在 JavaScript 中，如何通过解构和短路评估有条件地为 object 赋值？

Question

Let's say I have this set up:

const objA = { name: "Jacob", email: "jacob@email.com" };
const objB = { lastName: "Smith" };

Why can I do this:

const lastName = objA.lastName || objB.lastName;

But not this?

const { lastName } = objA || objB;

Was able to re-create above example in dev tools.

My real world application: I have "normal" and "legacy" account roles, and after querying both types of roles, I'd like to be able to do:

const { schoolAdmin } = account || legacyAccount;

... but instead have to do:

const schoolAdmin = account.schoolAdmin || legacyAccount.schoolAdmin;

Which is admittedly not a big deal, but I feel like there's something I'm missing and that I could use destructuring here. Jr dev, sorry if this is a dummy question, (Sometimes there is no account. and sometimes there is an account that doesn't have the schoolAdmin role! Likewise with legacyAccount.)

Answer 1

What Happens

The reason why you can't, is because an empty object returns true. Try !!{} in devtools for example, it returns true.

Knowing this, it's easy to realize that the || operator will always select the first object.

To test this, you can try the following:

const objA = { name: "Jacob", email: "jacob@email.com" };
const objB = { lastName: "Smith" };
let { lastName } = objB || objA; // Returns Smith

And:

const objA = { name: "Jacob", email: "jacob@email.com" };
const objB = { lastName: "Smith" };
let { lastName } = objA || objB; // Returns undefined

A Proposed Solution

The solution to this is to spread the two object into one. Note that the order of the two matters, as explained below!

const { lastName } = { ...objB, ...objA };

• If objA has a lastName property, it will be used regardless if objB has the property, because it will just overwrite it.

• If objA doesn't have the property, lastName will not be overwritten from objB, so its value will be returned. (Or undefined if none of them has the property)

Answer 2

As explained in the comments || doesn't evaluate to union of objects, it returns the second one

You can do this instead:

const { lastName } = { ...objA, ...objB };

It does create a union

Answer 3

Your expression is trying to assign lastName from a property in the object returned from the sub-expression on the right side of the = assignment operator. That right side sub-expression, objA || objB objA || objB evaluates to objA , which has no lastName property, so your lastName variable receives a value of undefined .

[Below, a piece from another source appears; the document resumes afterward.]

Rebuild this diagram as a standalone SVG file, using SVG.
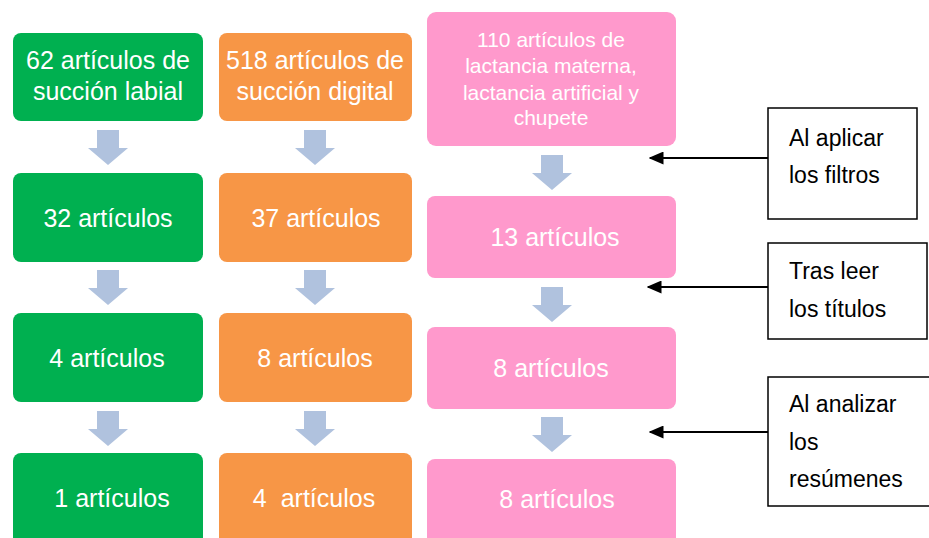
<svg xmlns="http://www.w3.org/2000/svg" width="929" height="538" viewBox="0 0 929 538">
<defs>
<style>
.g{fill:#00B050}
.o{fill:#F79646}
.p{fill:#FF99CC}
.t{font-family:"Liberation Sans",Arial,sans-serif;fill:#fff;font-size:25px;text-anchor:middle}
.ts{font-size:21px}
.lb{font-family:"Liberation Sans",Arial,sans-serif;fill:#000;font-size:23px}
.bx{fill:#fff;stroke:#000;stroke-width:1.5}
.ba{fill:#B0C2DE}
.ln{stroke:#000;stroke-width:2;fill:none;marker-end:url(#ah)}
</style>
<marker id="ah" viewBox="0 0 10 10" refX="9" refY="5" markerWidth="15" markerHeight="13" markerUnits="userSpaceOnUse" orient="auto" preserveAspectRatio="none">
<path d="M0,0 L10,5 L0,10 z" fill="#000"/>
</marker>
<path id="barr" d="M-11,0 H11 V18 H20 L0,35 L-20,18 H-11 Z"/>
</defs>

<g id="connectors">
<use href="#barr" class="ba" x="108" y="130"/>
<use href="#barr" class="ba" x="108" y="270"/>
<use href="#barr" class="ba" x="108" y="411"/>
<use href="#barr" class="ba" x="315" y="130"/>
<use href="#barr" class="ba" x="315" y="270"/>
<use href="#barr" class="ba" x="315" y="411"/>
<use href="#barr" class="ba" x="552" y="155"/>
<use href="#barr" class="ba" x="552" y="287"/>
<use href="#barr" class="ba" x="552" y="417"/>
<line class="ln" x1="768" y1="158" x2="650" y2="158"/>
<line class="ln" x1="768" y1="287" x2="648" y2="287"/>
<line class="ln" x1="768" y1="432" x2="650" y2="432"/>
</g>

<g id="g1"><rect class="g" x="13" y="33" width="190" height="88" rx="8"/>
<text class="t" x="108" y="69">62 artículos de</text><text class="t" x="108" y="100">succión labial</text></g>
<g id="g2"><rect class="g" x="13" y="173" width="190" height="89" rx="8"/>
<text class="t" x="108" y="227">32 artículos</text></g>
<g id="g3"><rect class="g" x="13" y="313" width="190" height="89" rx="8"/>
<text class="t" x="107" y="367">4 artículos</text></g>
<g id="g4"><rect class="g" x="13" y="453" width="190" height="95" rx="8"/>
<text class="t" x="112" y="507">1 artículos</text></g>

<g id="o1"><rect class="o" x="219" y="33" width="193" height="88" rx="8"/>
<text class="t" x="315" y="69">518 artículos de</text><text class="t" x="315" y="100">succión digital</text></g>
<g id="o2"><rect class="o" x="219" y="173" width="193" height="89" rx="8"/>
<text class="t" x="316" y="227">37 artículos</text></g>
<g id="o3"><rect class="o" x="219" y="313" width="193" height="89" rx="8"/>
<text class="t" x="315" y="367">8 artículos</text></g>
<g id="o4"><rect class="o" x="219" y="453" width="193" height="95" rx="8"/>
<text class="t" x="314" y="507" xml:space="preserve">4  artículos</text></g>

<g id="p1"><rect class="p" x="427" y="12" width="249" height="134" rx="9"/>
<text class="t ts" x="551" y="47">110 artículos de</text>
<text class="t ts" x="551" y="73">lactancia materna,</text>
<text class="t ts" x="551" y="100">lactancia artificial y</text>
<text class="t ts" x="551" y="125">chupete</text></g>
<g id="p2"><rect class="p" x="427" y="196" width="249" height="82" rx="8"/>
<text class="t" x="555" y="246">13 artículos</text></g>
<g id="p3"><rect class="p" x="427" y="327" width="249" height="82" rx="8"/>
<text class="t" x="551" y="377">8 artículos</text></g>
<g id="p4"><rect class="p" x="427" y="459" width="249" height="90" rx="8"/>
<text class="t" x="557" y="508">8 artículos</text></g>

<g id="n1"><rect class="bx" x="768" y="108" width="149" height="111"/>
<text class="lb" x="789" y="146">Al aplicar</text><text class="lb" x="789" y="183">los filtros</text></g>
<g id="n2"><rect class="bx" x="768" y="243" width="159" height="96"/>
<text class="lb" x="789" y="279">Tras leer</text><text class="lb" x="789" y="317">los títulos</text></g>
<g id="n3"><rect class="bx" x="768" y="377" width="170" height="129"/>
<text class="lb" x="789" y="412">Al analizar</text><text class="lb" x="789" y="450">los</text><text class="lb" x="789" y="487">resúmenes</text></g>
</svg>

You could either just use objA , and provide a default value from objB , if the property doesn't exist in objA :

const { lastName = objB.lastName } = objA;

Or, you can spread objA and objB into a single object, and destructure from that:

const { lastName } = { ...objB, ...objA };

When spreading, reverse the order. The last object spread overwrites values from the first object. So, if you want to prefer the value from objA , list objA last.

This spreading option provides a satisfying symmetry, but is likely to be less efficient. From a performance perspective, the first option is better. But, for me, personally, I think the code you don't like provides better clarity with performance as good as you can get:

const lastName = objA.lastName || objB.lastName;

This is completely unambiguous and performs no unnecessary operations.

It should also be pointed out that neither of my solutions is strictly equivalent to the non-destructuring approach. If objA.lastName is a falsy value besides undefined , ( "" , null , 0 , or false ), then objB.lastName would be used, whereas in both of my solutions, the falsey objA.lastName would be used. Thanks to VLAZ for mentioning this in the comments.